On their 6 year anniversary, at the age of 21, (1953), Lynn’s husband bought her a $17 Harmony guitar. She taught herself to play and when she was 24, on her wedding anniversary, he encouraged her to become a singer. She worked to improve her guitar playing, started singing at the Delta Grange Hall in Washington state with the Pen Brothers’ band, The Westerners, then eventually cut her first record (Honky Tonk Girl) in February 1960. She became a part of the country music scene in Nashville in the 1960s, and in 1967 charted her first of 16 number-one hits (out of 70 charted songs as a solo artist and a duet partner) that include “Don’t Come Home A’ Drinkin’ (With Lovin’ on Your Mind)”, “You Ain’t Woman Enough”, “Fist City”, and “Coal Miner’s Daughter”.
One’s on the way (live):
She focused on blue collar women’s issues with themes about philandering husbands and persistent mistresses, and pushed boundaries in the conservative genre of country music by singing about birth control (“The Pill”), repeated childbirth (“One’s on the Way”), double standards for men and women (“Rated “X”"), and being widowed by the draft during the Vietnam War (“Dear Uncle Sam”).

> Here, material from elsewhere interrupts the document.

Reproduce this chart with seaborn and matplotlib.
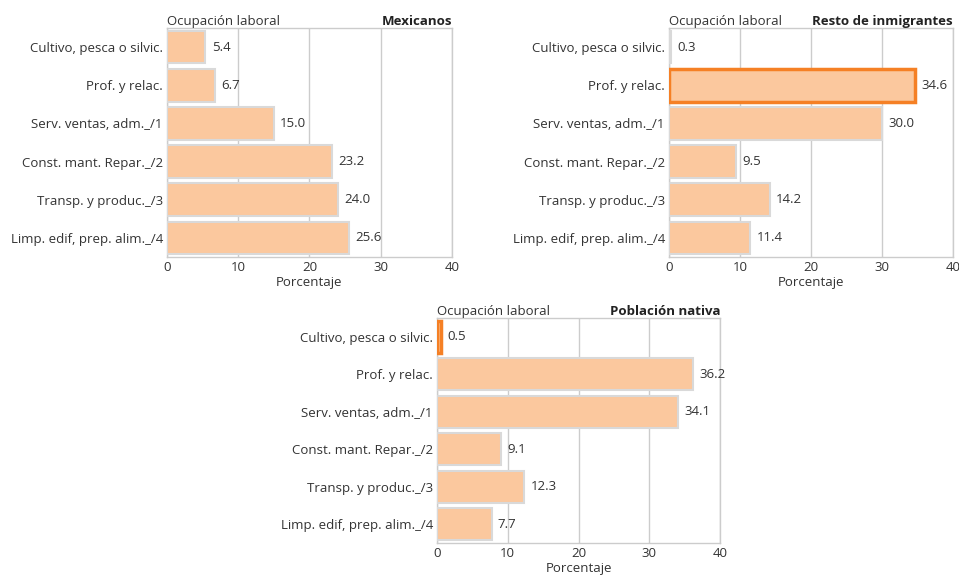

Country music radio stations often refused to play her songs. Banning 9 of her song. But Loretta pushed on to become “The First Lady of Country Music”. Her best-selling 1976 autobiography book was made into an Academy Award-winning film, Coal Miner’s Daughter, starring Sissy Spacek and Tommy Lee Jones, in 1980. Her most recent album, Van Lear Rose, was released in 2004, produced by Jack White, and topped the country album charts. Loretta has received numerous awards in country and American music. For over 50 years Loretta has been performing and was honored in 2010 at the Country Music Awards for her stellar career. Loretta has been a member of The Grand Ole Opry for 50 years since joining on September 25, 1962.
Honors & Awards
Lynn has written over 160 songs and released 60 albums
She has had ten Number 1 albums and sixteen Number 1 singles on the country charts
Lynn has won dozens of awards from many different institutions, including four Grammy Awards, seven American Music Awards, eight Broadcast Music Incorporated awards, twelve Academy of Country Music, eight Country Music Association and twenty-six fan voted Music City News awards
She was the first woman in country music to receive a certified gold album for 1967′s “Don’t Come Home A’ Drinkin’ (With Lovin’ on Your Mind)”.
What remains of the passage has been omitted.